Pour Bud Powell, elle dure tout au long d’une existence dominée par un refus catégorique de toute compromission, un refus confinant quelquefois à la violence, afin de protéger une âme éperdue de beauté et un esprit aux exigences intellectuelles absolues. Malgré l’arbitraire, les contraintes et l’hostilité auxquels il se trouva confronté tout au long de sa tragique existence, Bud Powell éclaire de son génie une bonne partie de notre siècle et tous ceux a venir.

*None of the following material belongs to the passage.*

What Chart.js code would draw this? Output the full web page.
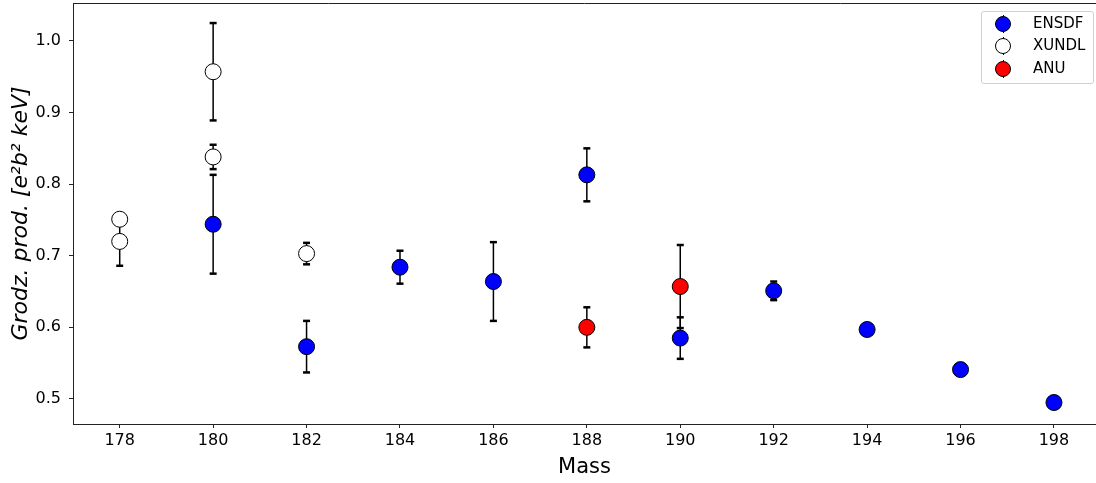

Le jazz est arrivé clandestinement en Europe et en particulier en France, comme une bouffée d’air pur pendant une effroyable époque de terreur, de frustration et d’asphyxie intellectuelle. Cette musique fut spontanément ressentie par les hommes épris de liberté, comme un hymne universel d’évasion et surtout de paix. Dans le méme temps aux Etats-Unis, les Noirs luttaient pour leur liberté. Leur vraie révolution culturelle s’imposa précisément à la même époque par une musique classée sous l’étiquette « bebop ». Ultérieurement, le monde des initiés devait en prendre conscience en méditant sur le slogan « Black is beautiful ». Pour ma part, je continue a penser que cette révolution esthétique créée par des Noirs et par Bud Powell en particulier, sera la plus durable et la plus définitive.
Je me suis imprégné de l’oeuvre de Bud Powell toute ma vie et elle m’a procuré mes plus grandes joies. Pendant son séjour en France, j’ai eu le bonheur de le voir jouer journellement, avec l’avantage considérable d’être conscient d’écouter un génie ; conscient aussi qu’un des trésors de la musique universelle se trouvait dans le cerveau et sous les doigts de cet aristocrate de l’esprit. Jamais artiste ne m’avait donné une telle impression d’absolu, d’honnêteté, de total engagement pour l’Art. J’ai la certitude qu’il fut le musicien le plus authentique et le plus pur que j’aie connu. Son humilité aussi était incomparable, il semblait stupéfait quelquefois par l’ampleur du sentiment qu’il venait d’exprimer, apparemment submergé par son propre miracle. Le souffle prodigieux de cette musique fut désormais associé a chacun de mes gestes quotidiens. Je dois à Bud Powell le meilleur de ma vie, le meilleur de moi-méme. Il fut et demeure mon phare, mon garde-fou aussi. Au-dela du message qu’il m’a délivré, il m’a appris à vivre.
Dans son perpétuel combat intellectuel et par sa démarche de révolutionnaire, il apporte une réponse aux exigences et aux revendications légitimes de la jeunesse. L’oeuvre de Bud Powell est à associer à celle des grands maitres classiques. Dans le classement des musicologues, il se trouve arbitrairement enfermé dans le carcan d’un style et d’une époque, alors que sa création est cosmique et intemporelle. Désormais, l’oeuvre de Bud Powell devrait étre enseignée dans tous les conservatoires, au même titre que Bach, Chopin ou Ravel.
Parce que je me sens plutôt du coté des purs-et-durs et aussi parce que Bud Powell fut mon maître et mon ami, je lui ai consacré ce livre dont le propos vise à réhabiliter l’homme trop souvent bafoué et à rappeler qu’il nous a laissé un des plus beaux messages d’amour de toute l’histoire de la musique. Cet ouvrage n’est au fond rien d’autre qu’un cri du coeur.